§ EXERCISE DETAILS
Skip the pictures. Transcribe the rest of the data below without changing a word.
--- Start ---
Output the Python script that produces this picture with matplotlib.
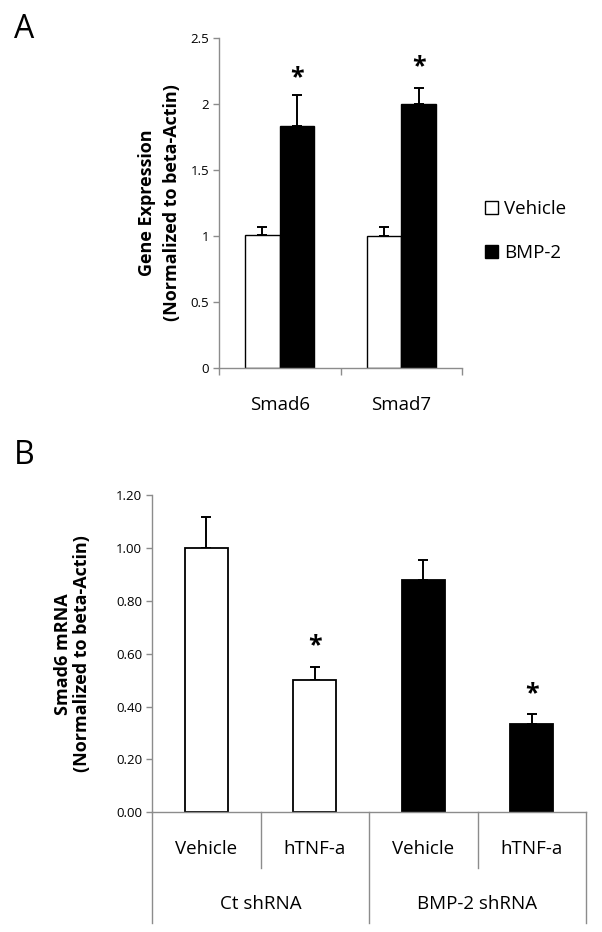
import matplotlib
matplotlib.use("Agg")
import matplotlib.pyplot as plt
from matplotlib.patches import Rectangle
import numpy as np

plt.rcParams['font.family'] = ['Open Sans', 'DejaVu Sans']

# ---- Panel A data ----
genes = ["Smad6", "Smad7"]
vehicle_vals = [1.01, 1.00]
vehicle_err = [0.055, 0.07]
bmp2_vals = [1.83, 2.00]
bmp2_err = [0.235, 0.12]
a_star = [2.2, 2.28]
a_yticks = [0, 0.5, 1, 1.5, 2, 2.5]
a_yticklabels = ["0", "0.5", "1", "1.5", "2", "2.5"]
legend_labels = ["Vehicle", "BMP-2"]

# ---- Panel B data ----
b_treat = ["Vehicle", "hTNF-a", "Vehicle", "hTNF-a"]
b_groups = ["Ct shRNA", "BMP-2 shRNA"]
b_vals = [1.00, 0.50, 0.88, 0.333]
b_err = [0.118, 0.05, 0.075, 0.04]
b_colors = ["white", "white", "black", "black"]
b_star = [None, 0.63, None, 0.45]
b_yticks = [0.0, 0.2, 0.4, 0.6, 0.8, 1.0, 1.2]

W, H = 602, 932
fig = plt.figure(figsize=(W / 100, H / 100), dpi=100)

axis_gray = "#8c8c8c"

def style_axes(ax):
    for s in ["top", "right"]:
        ax.spines[s].set_visible(False)
    for s in ["left", "bottom"]:
        ax.spines[s].set_color(axis_gray)
        ax.spines[s].set_linewidth(1.0)
    ax.tick_params(axis="y", direction="out", length=4, color=axis_gray, width=1.0, pad=3)
    ax.tick_params(axis="x", direction="out", length=5, color=axis_gray, width=1.0)

# ---------------- Panel A ----------------
axA = fig.add_axes([219 / W, 1 - 368 / H, (462 - 219) / W, (368 - 38) / H])
style_axes(axA)
x = np.arange(len(genes))
bw = 0.285
ekw = dict(elinewidth=1.4, capthick=1.4)
axA.bar(x - bw / 2, vehicle_vals, bw, color="white", edgecolor="black", linewidth=1.0, zorder=2)
axA.bar(x + bw / 2, bmp2_vals, bw, color="black", edgecolor="black", linewidth=1.0, zorder=2)
axA.errorbar(x - bw / 2, vehicle_vals, yerr=[np.zeros(len(x)), vehicle_err], fmt="none",
             ecolor="black", capsize=3.5, zorder=1, **ekw)
axA.errorbar(x + bw / 2, bmp2_vals, yerr=[np.zeros(len(x)), bmp2_err], fmt="none",
             ecolor="black", capsize=3.5, zorder=1, **ekw)
for xi, ys in zip(x, a_star):
    axA.text(xi + bw / 2, ys, "*", ha="center", va="center", fontsize=18, fontweight="bold")
axA.set_xlim(-0.5, len(genes) - 0.5)
axA.set_ylim(0, 2.5)
axA.set_yticks(a_yticks)
axA.set_yticklabels(a_yticklabels, fontsize=9.5)
axA.set_xticks(np.arange(-0.5, len(genes), 1.0))
axA.set_xticklabels([])
axA.set_xticks(x, minor=True)
axA.set_xticklabels(genes, minor=True, fontsize=13.5)
axA.tick_params(axis="x", which="minor", length=0, pad=20)
axA.set_ylabel("Gene Expression\n(Normalized to beta-Actin)", fontsize=13,
               fontweight="bold", labelpad=7, linespacing=1.5)

# legend
legA = axA.legend(handles=[Rectangle((0, 0), 1, 1, facecolor="white", edgecolor="black", linewidth=1.0),
                           Rectangle((0, 0), 1, 1, facecolor="black", edgecolor="black", linewidth=1.0)],
                  labels=legend_labels, loc="center left", bbox_to_anchor=(1.095, 0.415),
                  frameon=False, fontsize=13.5, handlelength=0.7, handleheight=0.7,
                  handletextpad=0.3, labelspacing=1.4, borderpad=0, borderaxespad=0)

fig.text(14 / W, 1 - 29 / H, "A", fontsize=23, va="center", ha="left")

# ---------------- Panel B ----------------
axB = fig.add_axes([152 / W, 1 - 812.3 / H, (586 - 152) / W, (812.3 - 495.3) / H])
style_axes(axB)
xb = np.arange(len(b_vals))
bwb = 0.4
axB.bar(xb, b_vals, bwb, color=b_colors, edgecolor="black", linewidth=1.3, zorder=2)
axB.errorbar(xb, b_vals, yerr=[np.zeros(len(xb)), b_err], fmt="none", ecolor="black",
             capsize=3.5, zorder=1, **ekw)
for xi, ys in zip(xb, b_star):
    if ys is not None:
        axB.text(xi, ys, "*", ha="center", va="center", fontsize=18, fontweight="bold")
axB.set_xlim(-0.5, len(b_vals) - 0.5)
axB.set_ylim(0, 1.2)
axB.set_yticks(b_yticks)
axB.set_yticklabels([f"{v:.2f}" for v in b_yticks], fontsize=9.5)
axB.set_xticks([])
axB.set_ylabel("Smad6 mRNA\n(Normalized to beta-Actin)", fontsize=13,
               fontweight="bold", labelpad=18, linespacing=1.1)

trans = axB.get_xaxis_transform()
inner_bottom = -0.175
outer_bottom = -0.349
for xb_line in [0.5, 2.5]:
    axB.plot([xb_line, xb_line], [0, inner_bottom], transform=trans, color=axis_gray,
             lw=1.0, clip_on=False)
for xb_line in [-0.5, 1.5, 3.5]:
    axB.plot([xb_line, xb_line], [0, outer_bottom], transform=trans, color=axis_gray,
             lw=1.0, clip_on=False)
for xi, lab in zip(xb, b_treat):
    axB.text(xi, -0.115, lab, transform=trans, ha="center", va="center", fontsize=13.5)
for gi, lab in enumerate(b_groups):
    axB.text(2 * gi + 0.5, -0.289, lab, transform=trans, ha="center", va="center", fontsize=13.5)

fig.text(14 / W, 1 - 455 / H, "B", fontsize=23, va="center", ha="left")

fig.savefig("out.png", dpi=100, facecolor="white")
--- End ---
§ RESULT BELOW
Output the Python script that produces this picture with matplotlib.
import matplotlib
matplotlib.use("Agg")
import matplotlib.pyplot as plt
from matplotlib.patches import Rectangle
import numpy as np

plt.rcParams['font.family'] = ['Open Sans', 'DejaVu Sans']

# ---- Panel A data ----
genes = ["Smad6", "Smad7"]
vehicle_vals = [1.01, 1.00]
vehicle_err = [0.055, 0.07]
bmp2_vals = [1.83, 2.00]
bmp2_err = [0.235, 0.12]
a_star = [2.2, 2.28]
a_yticks = [0, 0.5, 1, 1.5, 2, 2.5]
a_yticklabels = ["0", "0.5", "1", "1.5", "2", "2.5"]
legend_labels = ["Vehicle", "BMP-2"]

# ---- Panel B data ----
b_treat = ["Vehicle", "hTNF-a", "Vehicle", "hTNF-a"]
b_groups = ["Ct shRNA", "BMP-2 shRNA"]
b_vals = [1.00, 0.50, 0.88, 0.333]
b_err = [0.118, 0.05, 0.075, 0.04]
b_colors = ["white", "white", "black", "black"]
b_star = [None, 0.63, None, 0.45]
b_yticks = [0.0, 0.2, 0.4, 0.6, 0.8, 1.0, 1.2]

W, H = 602, 932
fig = plt.figure(figsize=(W / 100, H / 100), dpi=100)

axis_gray = "#8c8c8c"

def style_axes(ax):
    for s in ["top", "right"]:
        ax.spines[s].set_visible(False)
    for s in ["left", "bottom"]:
        ax.spines[s].set_color(axis_gray)
        ax.spines[s].set_linewidth(1.0)
    ax.tick_params(axis="y", direction="out", length=4, color=axis_gray, width=1.0, pad=3)
    ax.tick_params(axis="x", direction="out", length=5, color=axis_gray, width=1.0)

# ---------------- Panel A ----------------
axA = fig.add_axes([219 / W, 1 - 368 / H, (462 - 219) / W, (368 - 38) / H])
style_axes(axA)
x = np.arange(len(genes))
bw = 0.285
ekw = dict(elinewidth=1.4, capthick=1.4)
axA.bar(x - bw / 2, vehicle_vals, bw, color="white", edgecolor="black", linewidth=1.0, zorder=2)
axA.bar(x + bw / 2, bmp2_vals, bw, color="black", edgecolor="black", linewidth=1.0, zorder=2)
axA.errorbar(x - bw / 2, vehicle_vals, yerr=[np.zeros(len(x)), vehicle_err], fmt="none",
             ecolor="black", capsize=3.5, zorder=1, **ekw)
axA.errorbar(x + bw / 2, bmp2_vals, yerr=[np.zeros(len(x)), bmp2_err], fmt="none",
             ecolor="black", capsize=3.5, zorder=1, **ekw)
for xi, ys in zip(x, a_star):
    axA.text(xi + bw / 2, ys, "*", ha="center", va="center", fontsize=18, fontweight="bold")
axA.set_xlim(-0.5, len(genes) - 0.5)
axA.set_ylim(0, 2.5)
axA.set_yticks(a_yticks)
axA.set_yticklabels(a_yticklabels, fontsize=9.5)
axA.set_xticks(np.arange(-0.5, len(genes), 1.0))
axA.set_xticklabels([])
axA.set_xticks(x, minor=True)
axA.set_xticklabels(genes, minor=True, fontsize=13.5)
axA.tick_params(axis="x", which="minor", length=0, pad=20)
axA.set_ylabel("Gene Expression\n(Normalized to beta-Actin)", fontsize=13,
               fontweight="bold", labelpad=7, linespacing=1.5)

# legend
legA = axA.legend(handles=[Rectangle((0, 0), 1, 1, facecolor="white", edgecolor="black", linewidth=1.0),
                           Rectangle((0, 0), 1, 1, facecolor="black", edgecolor="black", linewidth=1.0)],
                  labels=legend_labels, loc="center left", bbox_to_anchor=(1.095, 0.415),
                  frameon=False, fontsize=13.5, handlelength=0.7, handleheight=0.7,
                  handletextpad=0.3, labelspacing=1.4, borderpad=0, borderaxespad=0)

fig.text(14 / W, 1 - 29 / H, "A", fontsize=23, va="center", ha="left")

# ---------------- Panel B ----------------
axB = fig.add_axes([152 / W, 1 - 812.3 / H, (586 - 152) / W, (812.3 - 495.3) / H])
style_axes(axB)
xb = np.arange(len(b_vals))
bwb = 0.4
axB.bar(xb, b_vals, bwb, color=b_colors, edgecolor="black", linewidth=1.3, zorder=2)
axB.errorbar(xb, b_vals, yerr=[np.zeros(len(xb)), b_err], fmt="none", ecolor="black",
             capsize=3.5, zorder=1, **ekw)
for xi, ys in zip(xb, b_star):
    if ys is not None:
        axB.text(xi, ys, "*", ha="center", va="center", fontsize=18, fontweight="bold")
axB.set_xlim(-0.5, len(b_vals) - 0.5)
axB.set_ylim(0, 1.2)
axB.set_yticks(b_yticks)
axB.set_yticklabels([f"{v:.2f}" for v in b_yticks], fontsize=9.5)
axB.set_xticks([])
axB.set_ylabel("Smad6 mRNA\n(Normalized to beta-Actin)", fontsize=13,
               fontweight="bold", labelpad=18, linespacing=1.1)

trans = axB.get_xaxis_transform()
inner_bottom = -0.175
outer_bottom = -0.349
for xb_line in [0.5, 2.5]:
    axB.plot([xb_line, xb_line], [0, inner_bottom], transform=trans, color=axis_gray,
             lw=1.0, clip_on=False)
for xb_line in [-0.5, 1.5, 3.5]:
    axB.plot([xb_line, xb_line], [0, outer_bottom], transform=trans, color=axis_gray,
             lw=1.0, clip_on=False)
for xi, lab in zip(xb, b_treat):
    axB.text(xi, -0.115, lab, transform=trans, ha="center", va="center", fontsize=13.5)
for gi, lab in enumerate(b_groups):
    axB.text(2 * gi + 0.5, -0.289, lab, transform=trans, ha="center", va="center", fontsize=13.5)

fig.text(14 / W, 1 - 455 / H, "B", fontsize=23, va="center", ha="left")

fig.savefig("out.png", dpi=100, facecolor="white")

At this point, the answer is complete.